En conclusion, les magistrats, qui étaient majoritaires auparavant, deviennent minoritaires.

5. Réforme du régime des pénalités

La pénalité spécifique de 80 % est désormais modulable et son recouvrement modifié.

a) La modulation du régime des pénalités

La loi introduit une modulation de la pénalité spécifique afin de la conformer à la Convention européenne de sauvegarde des droits de l'Homme et des libertés fondamentales. La pénalité spécifique de 80 % est ramenée à 40 %, s'il n'est pas établi que le contribuable a eu l'initiative principale de l'acte constitutif d'abus de droit ou en a été le principal bénéficiaire (CGI, art. 1729 b N° Lexbase : L4733ICB).
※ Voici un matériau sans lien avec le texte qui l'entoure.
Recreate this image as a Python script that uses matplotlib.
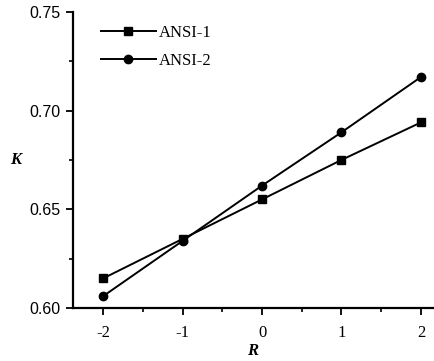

Sont, par exemple, concernés les actionnaires minoritaires d'une société qui, ayant fait confiance à l'actionnaire majoritaire ou au dirigeant se retrouvent partie à un abus de droit.

b) Le recouvrement des pénalités

Le dispositif nouveau vise à rendre toutes les parties à l'acte solidaires avec le contribuable contrôlé pour le paiement de l'intérêt de retard et des pénalités (CGI, art. 1754 V 1 N° Lexbase : L4624ICA).

6. Entrée en vigueur

Les dispositions nouvelles sont entrées en vigueur à compter du 1er janvier 2009, à l'exception des règles relatives à la composition du Comité de l'abus de droit fiscal, qui n'entrent en vigueur qu'en avril 2009.